I don't really have a musical background. I love music. I am a connoisseur of music. I've played around with hip hop and stuff like that. But I've never touched a musical before.
So did you have to train your voice?
Even more important than the voice was very extensive dance rehearsals, running from three to eight hour a day (Brown was famous for his fast and furious footwork). That was part of the regimen. It was two months of really intense dance rehearsal and vocal rehearsal.
Do we hear you singing on the film?
No. Not that I can't sing, but I think most people would agree that you want to hear the real James Brown singing [in the film]. So you have him singing throughout the film. My task was the transfer of his speaking voice to his singing voice. Vocally it was about being able to match up with him.
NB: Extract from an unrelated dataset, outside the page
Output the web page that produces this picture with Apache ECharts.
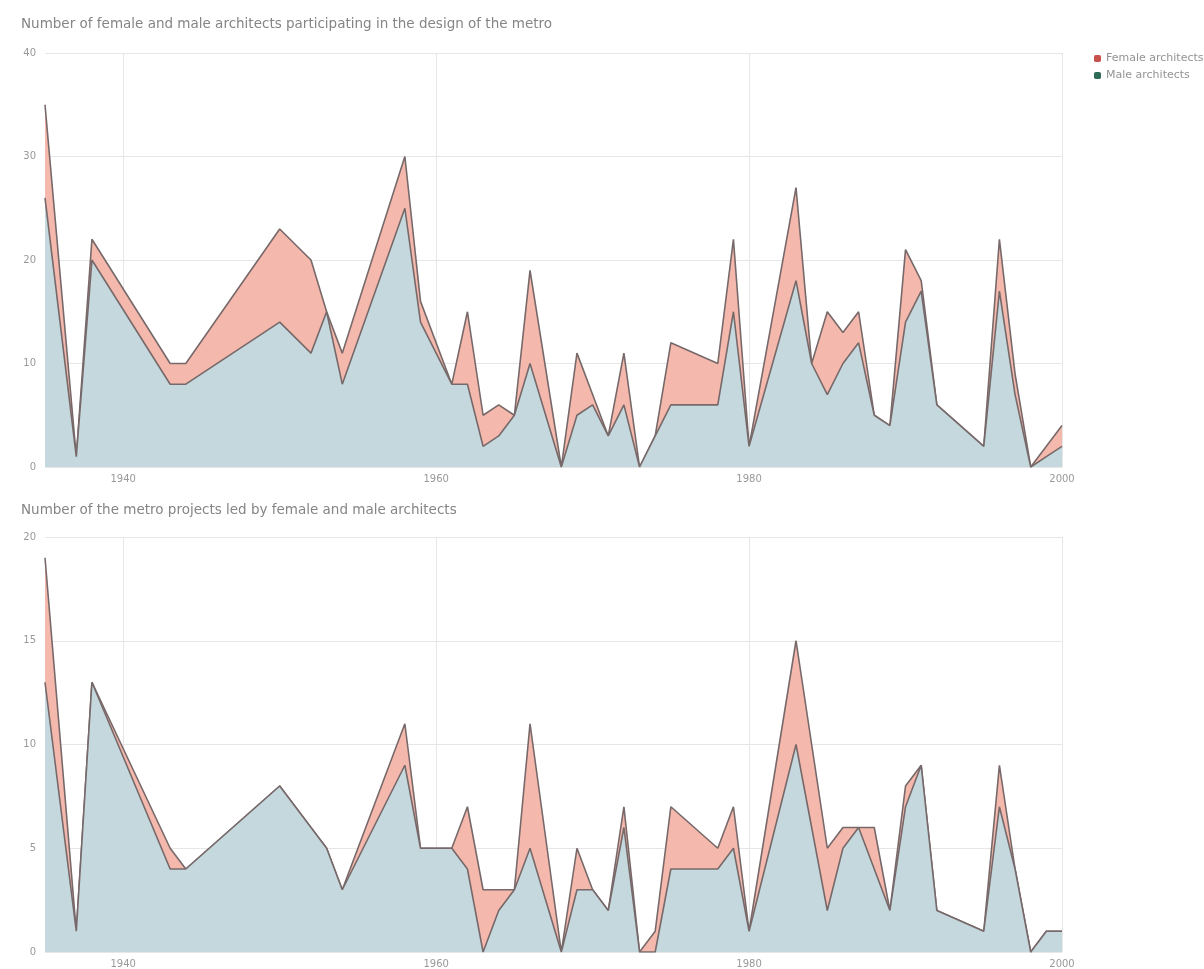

How did you come to look like him?
Oh man. I lost a lot of weight. I had just gained maybe 25 pounds to do DRAFT DAY. I was just coming out of that where I bulked up to be a football player, so then I needed to go below my normal weight to be like James Brown, and have the possibility of his cheekbones. I probably lost more than 35 pounds. It was a lot.
How did you do it?
It was the dancing. I wasn't on any diet.
On some days it took over three hours. The older he was, the longer it took.
James Brown had the reputation of being the hardest working man in show business. How was that for you? Did you become the hardest working man in show business?
To be honest with you, people on set would say just that to me. They'd say, "You are the hardest working man in show business right now." Brown did those dance moves all of his life. He developed that style, that whole culture. So in order for me to attempt to catch up to that, I had to do it all the time. I had a driver who would come and pick me up and take me on set — in Mississippi where we were filming — and he'd say, "I come pick Chad up, but by the time you get out of the car, you're Mr. Brown. And Mr. Brown gets back in the car at the end of the day, and Chad gets out." That was his way of explaining it to me.
What is the most remarkable thing you learned about James Brown by playing this?
For me, he was almost like a prophet from the Old Testament. He was flawed. He sometimes lived up to what he was selling people, but sometimes he was doing it for his own reasons. There was manipulation there. But somehow he still seemed to serve a higher purpose. The other thing was that he really claimed his own identity. He defined himself and made everyone else see him as that. He had an extraordinary sense of his own power.
Was there any common ground between playing James Brown and Jackie Robinson?
They both had a certain audacity.
You've now done two biopics. Is this going to become your calling card?
I'd like to play more real people, but other icons? I think I should wait on that, because I don't want to make that what I do all the time. And I think these two experiences have been so special.